In 1979 the television program Trapper John, M.D. introduced the character G. Alonzo Gates: "a feisty young surgeon who sleeps in the Hospital parking lot in a large, filthy mobile home called the Titanic. Gates drinks excessive French wine, wears blue jeans, doesn't shave and is nicknamed Gonzo. The idea is he's a nonconformist" (Athens [Ga.] Banner-Herald, 23 Dec. 1979, "Classic Scene" sec., p. 6/2-3). Other uses of the term preserve the sense 'unconventional, frenetic'. A review of the movie Rock 'n' Roll High School also applied the term to music: "The Ramones lend themselves to off-the-wall humor. In one scene, Riff imagines that the Ramones are serenading her in her boudoir. Joesy, the gonzo singer, is crooning at her from a chair ..." (Atlanta Journal and Constitution, 27 Oct. 1979, p. T-44/2).

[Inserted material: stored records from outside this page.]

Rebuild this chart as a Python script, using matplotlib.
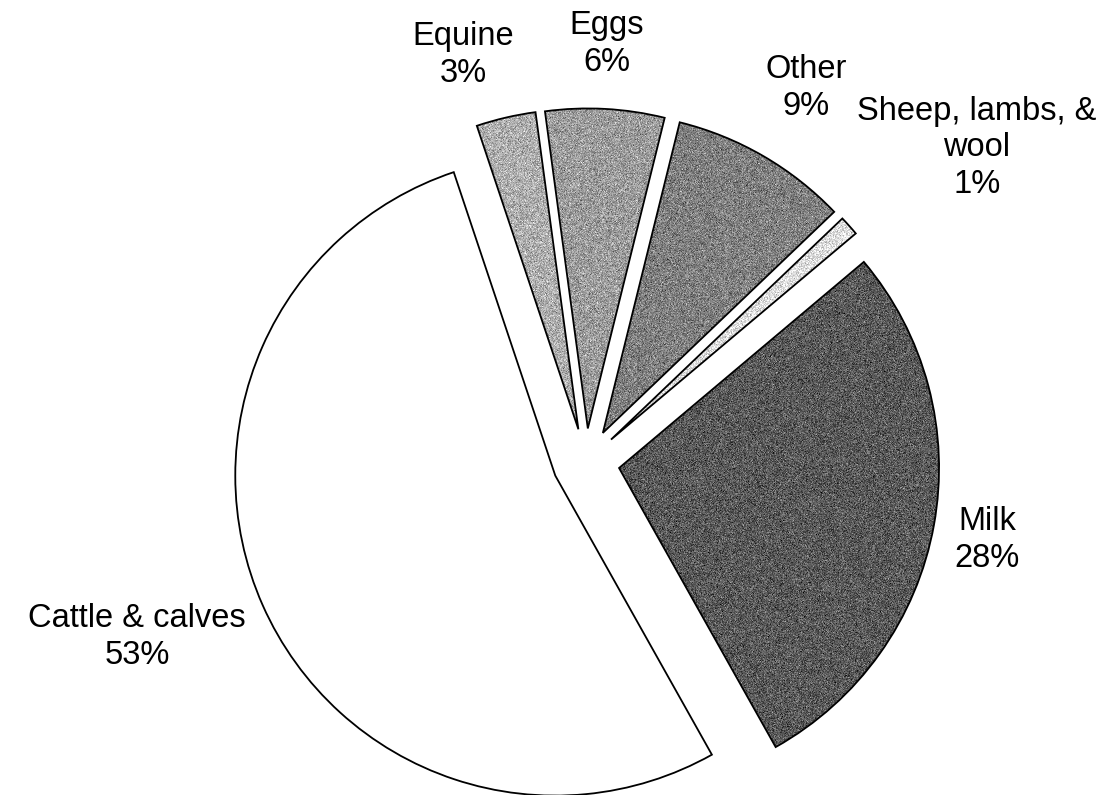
import matplotlib

matplotlib.use("Agg")
import matplotlib.pyplot as plt
import numpy as np

plt.rcParams["font.family"] = ["Liberation Sans", "DejaVu Sans"]

# share of livestock receipts, drawn counter-clockwise from the top-left
categories = ["Cattle & calves", "Milk", "Sheep, lambs, &\nwool", "Other", "Eggs", "Equine"]
shares = [53, 28, 1, 9, 6, 3]
grays = [1.0, 0.35, 0.87, 0.50, 0.61, 0.68]

# label centres in figure pixels (x from left, y from top)
label_xy = [(137, 637), (987, 540), (977, 148), (806, 88), (607, 44), (463, 55)]

W, H = 1113, 795
R = 320
fig = plt.figure(figsize=(W / 100, H / 100), dpi=100)
ax = fig.add_axes([0, 0, 1, 1])

# explode is an absolute offset in data units here, so give it as a fraction of R
wedges, _ = ax.pie(
    shares,
    explode=[0.105 * R] * len(shares),
    colors=[str(g) for g in grays],
    startangle=108.5,
    counterclock=True,
    radius=R,
    center=(586, H - 462),
    wedgeprops=dict(edgecolor="black", linewidth=1.3),
)

# screened shading: a grainy grey fill clipped to each tinted wedge
rng = np.random.default_rng(7)
for wedge, g in zip(wedges, grays):
    if g >= 1.0:
        continue
    grain = np.clip(g + rng.normal(0, 0.10, (H, W)), 0, 1)
    im = ax.imshow(grain, cmap="gray", vmin=0, vmax=1, extent=(0, W, 0, H),
                   interpolation="nearest", zorder=1.5)
    im.set_clip_path(wedge)
    wedge.set_facecolor("none")
    wedge.set_zorder(2)

for name, pct, (x, y) in zip(categories, shares, label_xy):
    ax.text(x, H - y, f"{name}\n{pct}%", ha="center", va="center",
            fontsize=23.5, linespacing=1.22)

ax.set_xlim(0, W)
ax.set_ylim(0, H)
ax.set_aspect("equal")
ax.axis("off")

fig.savefig("out.png", dpi=100)
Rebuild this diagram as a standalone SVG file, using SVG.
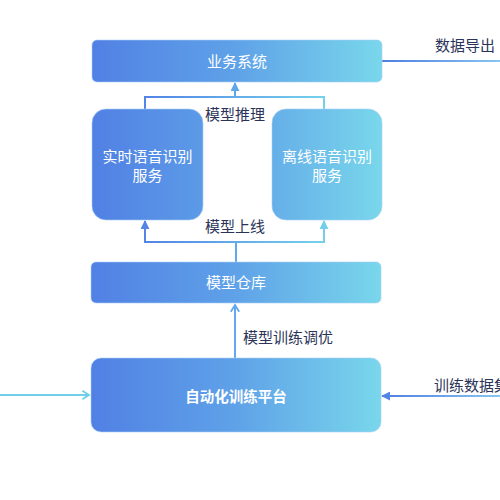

The term is associated with drugs in a homosexual disco in Miami in an article on the Me Generation: "All these pretty guys in strap T-shirts, all gonzoed out on nitro poppers" (Atlanta Journal and Constitution, 30 Dec. 1979, p. F-2/2). It is hard to be sure what the associations of the term are in the following citation, although drug-use may play a part: "... . 'Gonzo Sta-tion,' the irreverent nickname weary U.S. sailors have given the Indian Ocean" (Newsweek, 16 June 1980, p. 38/2). It is clear that gonzo first came to general notice in the writing of Hunter S. Thompson, but its earlier history is obscure. Where did Thompson get the word? I have heard that Oscar Zeta Acosta claimed prior use of it. Acogta was another contributor to Rolling Stone and the author of The Autobiography of a Brown Buffalo (San Francisco: Straight Books, 1971), which details the flamboyant 1960s life of a rural Chicano who became a California lawyer and disappeared mysteriously in Mexico in the 1970s.

Thompson and Acosta knew each other as early as 1967, but I have found no evidence of Acosta's use of the word. Gonzo looks Spanish. Can it be an Americanization of ganso 'gander; lazy, slovenly person, dunce'? Although its origin before its use by Hunter Thompson is unknown, the proliferation in the use of gonzo makes it a form worth watching.

PETER TAMONY San Francisco

1 comment:

Anonymous said...

The Lost Gonzo Band played under different names until they came up with that name and it stuck. It was inspired by Jerry Jeff Walker's friendship with Hunter S. Thompson and his use of the term 'gonzo'.